- Material provided:
***

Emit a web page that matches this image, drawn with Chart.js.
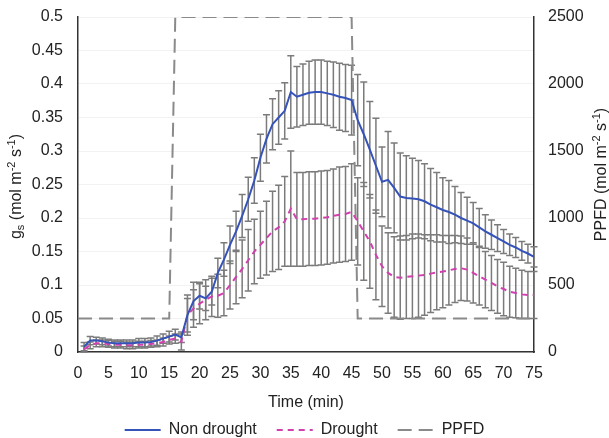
<!DOCTYPE html>
<html>
<head>
<meta charset="utf-8">
<script src="https://cdn.jsdelivr.net/npm/chart.js@4.4.0/dist/chart.umd.min.js"></script>
<style>
  html, body { margin: 0; padding: 0; background: #fff; }
</style>
</head>
<body>
<canvas id="chart" width="609" height="438"></canvas>
<script>
// time axis (min)
var minutes = [1,2,3,4,5,6,7,8,9,10,11,12,13,14,15,16,17,18,19,20,21,22,23,24,25,
               26,27,28,29,30,31,32,33,34,35,36,37,38,39,40,41,42,43,44,45,46,47,48,49,50,
               51,52,53,54,55,56,57,58,59,60,61,62,63,64,65,66,67,68,69,70,71,72,73,74,75];
var ppfdMinutes = [0,1,2,3,4,5,6,7,8,9,10,11,12,13,14,15,16,17,18,19,20,21,22,23,24,25,
               26,27,28,29,30,31,32,33,34,35,36,37,38,39,40,41,42,43,44,45,46,47,48,49,50,
               51,52,53,54,55,56,57,58,59,60,61,62,63,64,65,66,67,68,69,70,71,72,73,74,75];

// gs, mol m-2 s-1
var nonDrought = [0.008,0.017,0.017,0.016,0.014,0.013,0.013,0.013,0.013,0.014,
                  0.014,0.015,0.017,0.020,0.023,0.026,0.022,0.055,0.076,0.084,
                  0.080,0.090,0.118,0.138,0.160,0.180,0.203,0.228,0.256,0.290,
                  0.318,0.340,0.350,0.360,0.388,0.381,0.384,0.387,0.388,0.388,
                  0.386,0.384,0.381,0.379,0.376,0.346,0.325,0.302,0.278,0.254,
                  0.257,0.245,0.232,0.230,0.229,0.228,0.225,0.220,0.216,0.212,
                  0.209,0.205,0.200,0.196,0.192,0.186,0.180,0.175,0.170,0.165,
                  0.160,0.156,0.151,0.147,0.142];
var nonDroughtErr = [0.006,0.006,0.005,0.005,0.005,0.005,0.005,0.005,0.005,0.006,
                  0.006,0.006,0.007,0.007,0.008,0.008,0.008,0.030,0.028,0.020,
                  0.018,0.020,0.022,0.025,0.028,0.030,0.032,0.033,0.034,0.035,
                  0.036,0.038,0.040,0.042,0.054,0.045,0.046,0.047,0.048,0.048,
                  0.048,0.049,0.050,0.050,0.052,0.068,0.078,0.072,0.071,0.052,
                  0.072,0.067,0.065,0.063,0.060,0.058,0.056,0.054,0.052,0.048,
                  0.047,0.042,0.038,0.035,0.031,0.028,0.025,0.022,0.020,0.018,
                  0.016,0.015,0.014,0.014,0.015];
var drought = [0.004,0.010,0.013,0.013,0.012,0.011,0.011,0.010,0.010,0.011,
               0.011,0.012,0.013,0.015,0.018,0.020,0.015,0.055,0.065,0.072,
               0.078,0.083,0.084,0.088,0.100,0.112,0.124,0.137,0.150,0.160,
               0.170,0.180,0.186,0.195,0.214,0.198,0.198,0.199,0.199,0.200,
               0.201,0.203,0.205,0.206,0.209,0.195,0.180,0.165,0.145,0.128,
               0.118,0.112,0.111,0.112,0.113,0.114,0.115,0.117,0.119,0.120,
               0.122,0.124,0.125,0.123,0.118,0.113,0.108,0.103,0.098,0.094,
               0.090,0.088,0.086,0.085,0.085];
var droughtErr = [0.005,0.005,0.005,0.005,0.005,0.005,0.005,0.005,0.005,0.005,
               0.005,0.005,0.005,0.006,0.006,0.007,0.012,0.025,0.028,0.030,
               0.030,0.030,0.032,0.034,0.036,0.040,0.043,0.046,0.048,0.050,
               0.055,0.060,0.063,0.067,0.086,0.070,0.070,0.070,0.070,0.070,
               0.070,0.070,0.071,0.071,0.072,0.065,0.073,0.070,0.067,0.060,
               0.060,0.060,0.062,0.062,0.063,0.062,0.060,0.058,0.056,0.054,
               0.052,0.050,0.048,0.047,0.045,0.043,0.042,0.041,0.040,0.040,
               0.038,0.037,0.036,0.035,0.035];

// PPFD, mol m-2 s-1 (right axis)
var ppfd = [250,250,250,250,250,250,250,250,250,250,250,250,250,250,250,250,
            2500,2500,2500,2500,2500,2500,2500,2500,2500,2500,2500,2500,2500,2500,2500,
            2500,2500,2500,2500,2500,2500,2500,2500,2500,2500,2500,2500,2500,2500,2500,
            250,250,250,250,250,250,250,250,250,250,250,250,250,250,250,
            250,250,250,250,250,250,250,250,250,250,250,250,250,250,250];

var timeTicks = [0,5,10,15,20,25,30,35,40,45,50,55,60,65,70,75];
var gsTicks = [0,0.05,0.1,0.15,0.2,0.25,0.3,0.35,0.4,0.45,0.5];
var ppfdTicks = [0,500,1000,1500,2000,2500];

var textColor = '#222';
var axisColor = '#333';

function toPoints(xs, ys) {
    return xs.map(function(x, i) { return {x: x, y: ys[i]}; });
}

function setTicks(list) {
    return function(scale) {
        scale.ticks = list.map(function(v) { return {value: v}; });
    };
}

//error bars, drawn under the lines
var errorBars = {
    id: 'errorBars',
    beforeDatasetsDraw: function(chart) {
        var ctx = chart.ctx;
        var xs = chart.scales.x;
        ctx.save();
        ctx.strokeStyle = '#7b7b7b';
        ctx.lineWidth = 1.5;
        chart.data.datasets.forEach(function(ds) {
            if (!ds.errors) return;
            var ys = chart.scales[ds.yAxisID];
            ds.data.forEach(function(p, i) {
                var e = ds.errors[i];
                var px = xs.getPixelForValue(p.x);
                var top = ys.getPixelForValue(p.y + e);
                var bot = ys.getPixelForValue(Math.max(p.y - e, 0));
                ctx.beginPath();
                ctx.moveTo(px, top); ctx.lineTo(px, bot);
                ctx.moveTo(px - 3.5, top); ctx.lineTo(px + 3.5, top);
                ctx.moveTo(px - 3.5, bot); ctx.lineTo(px + 3.5, bot);
                ctx.stroke();
            });
        });
        ctx.restore();
    }
};

//rotated axis titles with sub/superscripts
function drawRich(ctx, parts, cx, cy) {
    var big = '16px "Liberation Sans", Arial, sans-serif';
    var small = '11px "Liberation Sans", Arial, sans-serif';
    var total = 0;
    parts.forEach(function(p) {
        ctx.font = p.s ? small : big;
        p.w = ctx.measureText(p.t).width;
        total += p.w;
    });
    ctx.save();
    ctx.translate(cx, cy);
    ctx.rotate(-Math.PI / 2);
    ctx.fillStyle = textColor;
    ctx.textBaseline = 'middle';
    ctx.textAlign = 'left';
    var x = -total / 2;
    parts.forEach(function(p) {
        ctx.font = p.s ? small : big;
        ctx.fillText(p.t, x, p.s === 'sub' ? 4 : (p.s === 'sup' ? -5 : 0));
        x += p.w;
    });
    ctx.restore();
}

var axisTitles = {
    id: 'axisTitles',
    afterDraw: function(chart) {
        var a = chart.chartArea;
        var mid = (a.top + a.bottom) / 2;
        drawRich(chart.ctx, [{t: 'g'}, {t: 's', s: 'sub'}, {t: ' (mol m'}, {t: '-2', s: 'sup'},
                             {t: ' s'}, {t: '-1', s: 'sup'}, {t: ')'}], a.left - 61, mid + 2);
        drawRich(chart.ctx, [{t: 'PPFD (mol m'}, {t: '-2', s: 'sup'},
                             {t: ' s'}, {t: '-1', s: 'sup'}, {t: ')'}], a.right + 68, mid - 10);
    }
};

var chart = new Chart(document.getElementById('chart'), {
    type: 'line',
    data: {
        datasets: [{
            label: 'Non drought',
            data: toPoints(minutes, nonDrought),
            errors: nonDroughtErr,
            yAxisID: 'y',
            borderColor: '#3553b8',
            backgroundColor: '#3553b8',
            borderWidth: 2,
            pointRadius: 0,
            tension: 0
        }, {
            label: 'Drought',
            data: toPoints(minutes, drought),
            errors: droughtErr,
            yAxisID: 'y',
            borderColor: '#d23fae',
            backgroundColor: '#d23fae',
            borderWidth: 2,
            borderDash: [6, 5],
            pointRadius: 0,
            tension: 0
        }, {
            label: 'PPFD',
            data: toPoints(ppfdMinutes, ppfd),
            yAxisID: 'y1',
            borderColor: '#8a8a8a',
            backgroundColor: '#8a8a8a',
            borderWidth: 2,
            borderDash: [14, 7],
            pointRadius: 0,
            tension: 0
        }]
    },
    options: {
        responsive: false,
        animation: false,
        layout: { padding: { top: 17, left: 0, right: 0, bottom: 0 } },
        scales: {
            x: {
                type: 'linear', min: 0, max: 75,
                afterBuildTicks: setTicks(timeTicks),
                afterFit: function(s) { s.height = 50; },
                grid: { display: false, drawTicks: false },
                border: { display: true, color: axisColor, width: 1.5 },
                ticks: { font: { size: 16 }, color: textColor, padding: 12, maxRotation: 0, autoSkip: false },
                title: { display: true, text: 'Time (min)', font: { size: 16 }, color: textColor,
                         padding: { top: 0, bottom: -10 } }
            },
            y: {
                position: 'left', min: 0, max: 0.5,
                afterBuildTicks: setTicks(gsTicks),
                afterFit: function(s) { s.width = 78; },
                grid: { color: 'rgba(0,0,0,0.05)', drawTicks: false },
                border: { display: true, color: axisColor, width: 1.5 },
                // small lineHeight keeps the label padding from pushing the plot down
                ticks: { font: { size: 16, lineHeight: 0.2 }, color: textColor, padding: 15,
                         callback: function(v) { return String(v); } }
            },
            y1: {
                position: 'right', min: 0, max: 2500,
                afterBuildTicks: setTicks(ppfdTicks),
                afterFit: function(s) { s.width = 75; },
                grid: { display: false, drawTicks: false },
                border: { display: true, color: axisColor, width: 1.5 },
                ticks: { font: { size: 16, lineHeight: 0.2 }, color: textColor, padding: 14,
                         callback: function(v) { return String(v); } }
            }
        },
        plugins: {
            legend: {
                position: 'bottom',
                maxHeight: 36,
                labels: {
                    usePointStyle: true,
                    pointStyle: 'line',
                    pointStyleWidth: 36,
                    font: { size: 16 },
                    color: textColor,
                    padding: 20,
                    generateLabels: function(chart) {
                        var items = Chart.defaults.plugins.legend.labels.generateLabels(chart);
                        items.forEach(function(it) {
                            var ds = chart.data.datasets[it.datasetIndex];
                            it.lineDash = ds.borderDash || [];
                            it.strokeStyle = ds.borderColor;
                            it.lineWidth = 2;
                        });
                        return items;
                    }
                }
            },
            tooltip: { enabled: false }
        }
    },
    plugins: [errorBars, axisTitles]
});
</script>
</body>
</html>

***

Scan the material above. Return every line containing the string "with".

Emit a web page that matches this image, drawn with Chart.js.
//rotated axis titles with sub/superscripts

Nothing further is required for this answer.